[vlc-devel] Fwd: SoC 3D Stereoscopy update
Andrew Price
messiahandrw at gmail.com
Wed May 25 10:35:27 CEST 2011
Hello everyone!
I'm going to follow to introduce myself and my project and where I am up to.
I'm Andrew Price, a Computer Science Honours student from the University of
Adelaide in South Australia. For SoC 2011 I will be
adding stereoscopic (3D!) support to VLC. I posted a much larger proposal
(several pages long) a while ago on the mailing list with a really in-depth
description of my project.
For the first stage I'm working on getting side-by-side 3D (SBS) videos
working with the nVidia 3D Vision Kit on Windows. Eventually I will support
alternative input formats and different display formats (eventually support
the red/cyan anaglyph glasses and 3D TVs).
Right now I'm focusing purely on the nVidia 3D Vision shutter glasses for
the first stage of my project. It was actually really simple to get this
working straight away on Windows in VLC using the NVAPI with the Direct3D
video output module. However, this requires statically linking to the NVAPI
SDK library and violates the GPL so unfortunately I can't provide the code
just yet (I can release screen-shots to prove it's working). The NVAPI is
also Windows only so another solution will be needed to support the nVidia
glasses for other platforms. I'll talk about the last problem first, then
about solving the licensing problem.
The official nVidia NVAPI SDK, which is used for controlling nVidia hardware
(reading hardware monitors, overclocking, enabling 3d, etc) is a Windows
only API. I eventually want to support Linux and OS X, so I did some
research into this and came across this interesting post:
http://users.csc.calpoly.edu/~rsomers/cpe572/index.html
I found the GPL'd libnvstusb (http://sourceforge.net/projects/libnvstusb/)

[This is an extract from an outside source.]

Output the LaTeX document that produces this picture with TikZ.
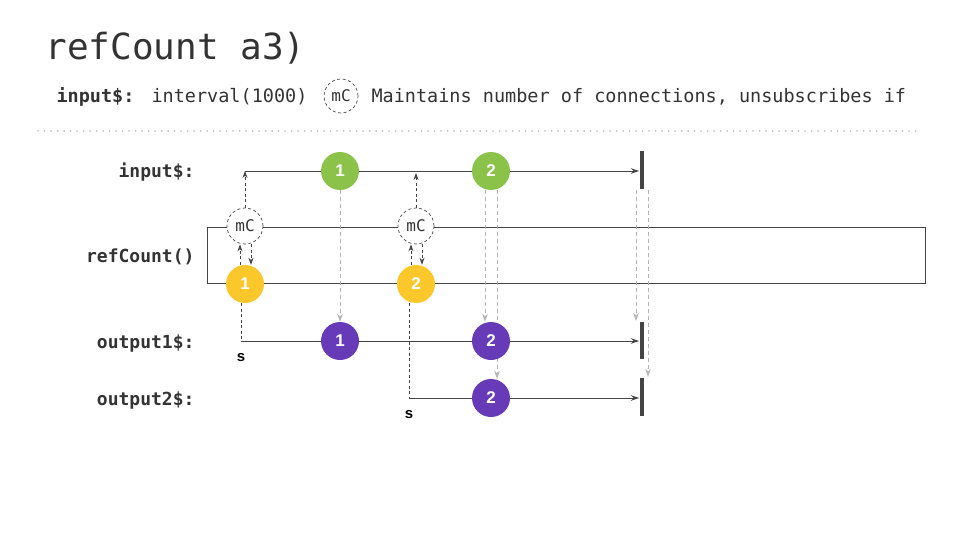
\documentclass[tikz,border=0pt]{standalone}
\usepackage{fontspec}
\setmainfont{DejaVu Sans Mono}
\newfontfamily\numfont{Liberation Sans}
\usetikzlibrary{arrows.meta,backgrounds}

\definecolor{ink}{HTML}{444444}
\definecolor{txt}{HTML}{333333}
\definecolor{faint}{HTML}{B4B4B4}
\definecolor{grn}{HTML}{8BC34A}
\definecolor{ylw}{HTML}{FBC72A}
\definecolor{prp}{HTML}{673AB7}

\tikzset{
	marble/.style={circle,minimum size=38pt,inner sep=0pt,text=white,
		font=\numfont\bfseries\fontsize{17}{17}\selectfont},
	opbox/.style={circle,draw=ink,dash pattern=on 3pt off 2.5pt,line width=0.7pt,fill=white,
		minimum size=36pt,inner sep=0pt,font=\fontsize{16}{16}\selectfont,text=txt},
	lbl/.style={anchor=base east,text=txt,font=\bfseries\fontsize{18}{18}\selectfont},
	tl/.style={draw=ink,line width=0.95pt},
	hint/.style={draw=ink,dash pattern=on 3pt off 2.5pt,line width=0.8pt,-{Stealth[length=7pt,width=5pt]}},
	echo/.style={draw=faint,dash pattern=on 4pt off 3pt,line width=0.9pt,-{Stealth[length=8pt,width=5.5pt]}},
	done/.style={draw=ink,line width=3.8pt},
	sub/.style={anchor=base,font=\numfont\bfseries\fontsize{15}{15}\selectfont}
}

\begin{document}
\begin{tikzpicture}[x=1pt,y=-1pt]
	\useasboundingbox (0,0) rectangle (960,540);

	% heading
	\node[anchor=base west,text=txt,font=\fontsize{36}{36}\selectfont] (title) at (42,60) {refCount a3)};
	\node[anchor=base west,text=txt,font=\bfseries\fontsize{18.5}{18.5}\selectfont] (key) at (53,103) {input\$:};
	\node[anchor=base west,text=txt,font=\fontsize{18.5}{18.5}\selectfont] (keyval) at (148,103) {interval(1000)};
	\node[opbox,minimum size=34pt] (keymc) at (341,96) {mC};
	\node[anchor=base west,text=txt,font=\fontsize{18.5}{18.5}\selectfont] (keytext) at (368,103)
		{Maintains number of connections, unsubscribes if};
	\draw[faint!80,line width=2pt,line cap=round,dash pattern=on 0pt off 6.5pt] (38,131) -- (922,131);

	% lane labels
	\node[lbl] (lin) at (198,178) {input\$:};
	\node[lbl] (lref) at (198,262) {refCount()};
	\node[lbl] (lo1) at (198,348) {output1\$:};
	\node[lbl] (lo2) at (198,405) {output2\$:};

	\path
	(245,171) coordinate (in0)
	(416,171) coordinate (in1)
	(639,171) coordinate (inEnd)
	(241,341) coordinate (o1s)
	(639,341) coordinate (o1End)
	(409,398) coordinate (o2s)
	(639,398) coordinate (o2End);

	\node[marble,fill=grn] (g1) at (340,171) {1};
	\node[marble,fill=grn] (g2) at (491,171) {2};
	\node[opbox] (mc1) at (245,226) {mC};
	\node[opbox] (mc2) at (416,226) {mC};
	\node[marble,fill=ylw] (y1) at (245,284) {1};
	\node[marble,fill=ylw] (y2) at (416,284) {2};
	\node[marble,fill=prp] (p1) at (340,341) {1};
	\node[marble,fill=prp] (p2) at (491,341) {2};
	\node[marble,fill=prp] (p3) at (491,398) {2};
	\node[sub] (s1) at (241,361) {s};
	\node[sub] (s2) at (409,418) {s};

	\begin{scope}[on background layer]
		\draw[tl] (207,227) rectangle (925,283);
		\draw[echo] (g1) -- (p1);
		\draw[echo] ([xshift=-6pt]g2.south) -- ([xshift=-6pt]p2.north);
		\draw[echo] ([xshift=6pt]g2.south) -- ([xshift=6pt]p3.north);
		\draw[echo] (636,190) -- (636,321);
		\draw[echo] (648,190) -- (648,377);
	\end{scope}

	% input$
	\draw[tl,-{Stealth[length=8pt,width=5.5pt]}] (in0) -- (g1) -- (g2) -- (inEnd);
	\draw[done] (642,151) -- (642,189);

	% refCount
	\draw[hint] (mc1) -- (in0);
	\draw[hint] (mc2) -- ([yshift=-2pt]in1);
	\draw[hint] ([xshift=-5pt]y1.north) -- ([xshift=-5pt]mc1.south);
	\draw[hint] ([xshift=6pt]mc1.south) -- ([xshift=6pt]y1.north);
	\draw[hint] ([xshift=-5pt]y2.north) -- ([xshift=-5pt]mc2.south);
	\draw[hint] ([xshift=6pt]mc2.south) -- ([xshift=6pt]y2.north);

	% output1$
	\draw[ink,dash pattern=on 3pt off 2.5pt,line width=0.8pt] ([xshift=-4pt]y1.south) -- (o1s);
	\draw[tl,-{Stealth[length=8pt,width=5.5pt]}] (o1s) -- (p1) -- (p2) -- (o1End);
	\draw[done] (642,322) -- (642,359);

	% output2$
	\draw[ink,dash pattern=on 3pt off 2.5pt,line width=0.8pt] ([xshift=-7pt]y2.south) -- (o2s);
	\draw[tl,-{Stealth[length=8pt,width=5.5pt]}] (o2s) -- (p3) -- (o2End);
	\draw[done] (642,378) -- (642,416);
\end{tikzpicture}
\end{document}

that allows you to manually control the USB dongle that controls the shutter
glasses. The driver is cross-platform and based on libusb. Unlike NVAPI,
there is no automatic synchronization so it'll require a dedicate thread
that is flipping the glasses at the refresh rate of the screen at the exact
point it refreshes.
To use libusb on Windows it requires a libusb driver to be installed. I
tried to install the libusb driver for the nVidia 3D Vision dongle but
Windows forces you to uninstall the actual 3D Vision driver since you can't
have more than one driver attached to the same USB device installed at the
same time. I think libusb will be great on Linux and OS X, but not practical
on Windows since it means the user will have to swap drivers each time they
want to watch a video, then swap back to use the glasses for another
purpose. I will eventually support libusb for Linux and OS X and as an
alternative to NVAPI for Windows.
For Windows, I want users to be able to start VLC and suddenly be able to
use their 3D glasses without going through the long process of uinstalling
and swapping drivers. The NVAPI SDK lets me do this, but requires linking to
a proprietary library (nvapi.lib/nvapi,h) so VLC will be shipping
with proprietary code which violates the GPL.
I've discovered that the nVidia display drivers install 'nvapi.dll' in to
the system. nvapi.dll exposes one symbol: nvapi_QueryInterface which can be
used to get pointers to the methods for enabling the shutter glasses. It's
possible that I could dynamically load nvapi.dll and avoid using and linking
with the NVAPI SDK altogether. Since nvapi.dll is a system library that is
already installed, I believe dynamically loading it doesn't not violate the
GPL because VLC will not ship with or contain any proprietary code. This is
the same way VLC loads the Direct3D library without violating the GPL. If
nvapi.dll is not found then we can use libnvstusb as a backup driver.
In the upcoming weeks I'm going to experiment with dynamically loading
nvapi.dll and querying for and using the functions to enable the 3D shutter
glasses without having to link to any proprietary code or use the NVAPI
headers. This will involve a lot of trial and error so I'll work on this in
a test program before moving it into VLC.
I think it'll be a good idea if I started a blog to post regularly updates
of my progress on rather than the mailing list. Does anybody have a
suggestion on where I should host a blog? I still have a couple of weeks of
my studies left (our winter break hasn't started in the southern hemisphere
yet) and then my exams (I only have 2!).
Good luck everyone on their SoC projects!